Our training on how to effectively communicate was largely centred around a tool called a “message box”. This brilliant aid was developed by Nancy Baron in her book, Escape from the Ivory Tower, to translate our usual scientific format of sharing results (spoiler alert: we actually don’t even share our results until you have demonstrated your worthiness by committing to read the first 75% of our manuscript) into a format that the rest of world intuitively grasps and cares about (what did we actually find out and why should anyone besides our mothers, who are blood-bound, and our advisors, who are duty-bound, care?).

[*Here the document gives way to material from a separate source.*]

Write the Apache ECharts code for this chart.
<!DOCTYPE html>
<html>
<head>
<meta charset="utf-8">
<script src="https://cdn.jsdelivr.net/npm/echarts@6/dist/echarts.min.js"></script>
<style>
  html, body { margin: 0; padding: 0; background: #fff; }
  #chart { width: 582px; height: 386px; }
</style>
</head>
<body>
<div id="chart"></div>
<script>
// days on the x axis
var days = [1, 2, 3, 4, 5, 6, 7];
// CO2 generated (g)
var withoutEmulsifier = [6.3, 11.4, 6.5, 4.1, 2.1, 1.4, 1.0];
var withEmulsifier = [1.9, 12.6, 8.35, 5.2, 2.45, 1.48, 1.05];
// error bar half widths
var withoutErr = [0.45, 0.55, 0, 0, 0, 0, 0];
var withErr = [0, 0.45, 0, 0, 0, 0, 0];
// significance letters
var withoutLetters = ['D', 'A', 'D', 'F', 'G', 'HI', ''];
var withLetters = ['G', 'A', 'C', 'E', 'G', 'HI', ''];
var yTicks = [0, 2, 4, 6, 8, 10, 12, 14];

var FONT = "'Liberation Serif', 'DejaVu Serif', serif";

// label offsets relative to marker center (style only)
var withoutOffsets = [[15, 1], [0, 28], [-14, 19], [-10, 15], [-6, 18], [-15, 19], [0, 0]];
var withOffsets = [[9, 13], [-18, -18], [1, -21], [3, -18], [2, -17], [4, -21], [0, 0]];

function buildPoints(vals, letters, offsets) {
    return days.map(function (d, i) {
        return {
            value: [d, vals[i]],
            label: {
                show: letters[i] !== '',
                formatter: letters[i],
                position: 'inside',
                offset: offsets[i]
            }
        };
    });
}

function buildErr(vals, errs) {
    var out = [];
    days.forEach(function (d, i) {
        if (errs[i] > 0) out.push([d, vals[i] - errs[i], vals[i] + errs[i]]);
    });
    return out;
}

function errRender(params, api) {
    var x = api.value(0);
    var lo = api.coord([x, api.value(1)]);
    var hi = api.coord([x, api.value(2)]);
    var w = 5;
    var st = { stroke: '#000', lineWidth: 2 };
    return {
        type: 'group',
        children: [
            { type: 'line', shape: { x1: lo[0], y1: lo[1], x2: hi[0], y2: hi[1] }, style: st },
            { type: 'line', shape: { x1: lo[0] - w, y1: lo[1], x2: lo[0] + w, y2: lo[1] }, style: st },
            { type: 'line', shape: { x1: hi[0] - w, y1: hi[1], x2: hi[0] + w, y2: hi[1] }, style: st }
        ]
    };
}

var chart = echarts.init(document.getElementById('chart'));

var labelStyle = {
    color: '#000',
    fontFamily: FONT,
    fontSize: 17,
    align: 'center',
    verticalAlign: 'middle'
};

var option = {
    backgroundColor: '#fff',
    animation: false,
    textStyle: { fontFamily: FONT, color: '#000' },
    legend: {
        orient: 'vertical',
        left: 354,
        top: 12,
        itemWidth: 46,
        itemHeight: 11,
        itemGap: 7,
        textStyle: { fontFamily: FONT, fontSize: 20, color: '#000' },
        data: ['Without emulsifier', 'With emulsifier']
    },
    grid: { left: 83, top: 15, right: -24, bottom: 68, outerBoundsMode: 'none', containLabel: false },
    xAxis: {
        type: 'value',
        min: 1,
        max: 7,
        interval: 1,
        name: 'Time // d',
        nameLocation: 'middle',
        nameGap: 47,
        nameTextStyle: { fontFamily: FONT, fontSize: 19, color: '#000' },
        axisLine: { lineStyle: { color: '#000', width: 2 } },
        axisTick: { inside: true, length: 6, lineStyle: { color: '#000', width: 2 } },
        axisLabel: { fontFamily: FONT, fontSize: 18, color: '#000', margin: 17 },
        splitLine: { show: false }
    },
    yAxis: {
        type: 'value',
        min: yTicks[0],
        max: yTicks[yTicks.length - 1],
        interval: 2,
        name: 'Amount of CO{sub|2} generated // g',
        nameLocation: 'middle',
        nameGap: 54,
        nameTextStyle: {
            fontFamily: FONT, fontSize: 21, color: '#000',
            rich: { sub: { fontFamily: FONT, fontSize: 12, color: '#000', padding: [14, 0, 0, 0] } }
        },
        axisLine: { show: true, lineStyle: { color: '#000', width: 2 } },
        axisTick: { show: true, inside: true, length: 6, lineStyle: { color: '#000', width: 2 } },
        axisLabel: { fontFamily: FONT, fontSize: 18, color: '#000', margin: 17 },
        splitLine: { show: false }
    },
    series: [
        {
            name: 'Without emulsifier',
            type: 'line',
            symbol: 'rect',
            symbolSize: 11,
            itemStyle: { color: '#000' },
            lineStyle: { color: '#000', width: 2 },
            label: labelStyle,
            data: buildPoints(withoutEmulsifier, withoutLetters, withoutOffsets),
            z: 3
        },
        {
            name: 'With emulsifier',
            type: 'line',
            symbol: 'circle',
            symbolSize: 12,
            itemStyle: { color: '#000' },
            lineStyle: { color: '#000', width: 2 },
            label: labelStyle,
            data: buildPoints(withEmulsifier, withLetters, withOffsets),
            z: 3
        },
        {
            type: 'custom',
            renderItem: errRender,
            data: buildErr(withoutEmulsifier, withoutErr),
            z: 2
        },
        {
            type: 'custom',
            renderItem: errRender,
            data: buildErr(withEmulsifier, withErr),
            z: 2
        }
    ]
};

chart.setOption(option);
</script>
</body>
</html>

Message box developed by Nancy Baron
Message box developed by Nancy Baron

This very simple tool helps scientists distill research in any discipline into the specific issue, the problem, the solution, the benefits, and perhaps most importantly, the so what? In my case, it took me many, many iterations of the message box to wade through the nitty gritty details of modelling approaches in an upcoming paper and the hand wringing of our limitations, but eventually I was able to simply communicate “what did I learn and why does it matter?”

It turns out that writing out our message boxes (even all fourteen drafts) was the easy part of the training. Next, we got put through the paces by participating journalists in print, radio, and TV formats who ran through mock interviews about our research. This gave us the exceptionally valuable opportunity to translate the roadmap of what I wanted to say, as I carefully laid out in my message box, into a dynamic conversation with media experts. We certainly need to invest in a lot more practice to make it look effortless, but our whole cohort improved dramatically with this focused training in just two short days.

This training opportunity was made possible the foresight and generosity of the Willowgrove Foundation, for which I am exceptionally grateful. This investment greatly benefited all ACS lab participants as we gained new skills that we will continue to build upon throughout our scientific careers.